Do you take pride in your mowing? Can you tell a begonia from a crepe myrtle? You could be ready for a job as a groundskeeper. Groundskeepers work on the lawns and grounds of houses, businesses and parks to keep them healthy, pleasant and free from giant, man-eating Venus Flytraps.
Groundskeepers work exclusively on existing grounds and use various hand tools and gas-powered tools to mow and maintain grass, rake leaves, trim bushes and trees, plant flowers and shrubbery, remove dead plants, water and fertilize vegetation and get grounds ready for seasonal changes. They must make sure their tools are maintained properly, and work outside in all types of weather.
Groundskeepers at specific jobs also have specialized duties. For instance, groundskeepers at cemeteries will have to use equipment to dig graves, and groundskeepers at sports facilities may have to maintain turf or synthetic turf.
HOW MUCH DO GROUNDSKEEPERS MAKE?
The Bureau of Labor Statistics (BLS) states that in 2010, grounds maintenance workers earned a median income of $11.41 hourly, or $23,740 annually.

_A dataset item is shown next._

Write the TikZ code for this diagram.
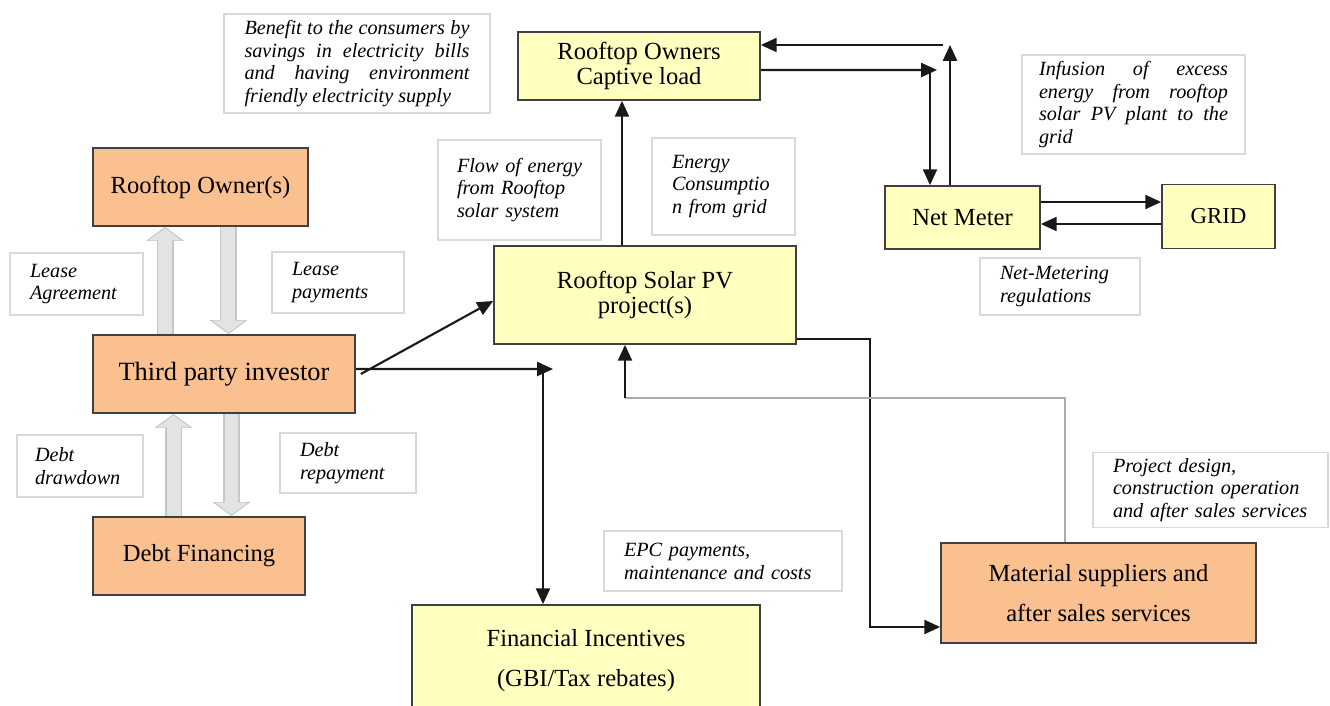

WHAT ARE THE EDUCATION REQUIREMENTS?
There are no formal education requirements, although some employers may prefer some sort of background or education in landscape design, horticulture or similar. Most specific training is done on-the-job.
Licenses are required by states to apply pesticides, and certification is available, but not required.
JOB SKILLS AND REQUIREMENTS
- Self-Motivation: Groundskeepers work by themselves, so must be able to stay focused and get the job done.
- Stamina: Groundskeepers work in all kinds of weather, and spend most of their day on their feet digging, raking and doing demanding physical labor.
THE FUTURE OF GROUNDSKEEPERS
Groundskeeper jobs will grow a little faster than average jobs between 2010 and 2020, according to the BLS.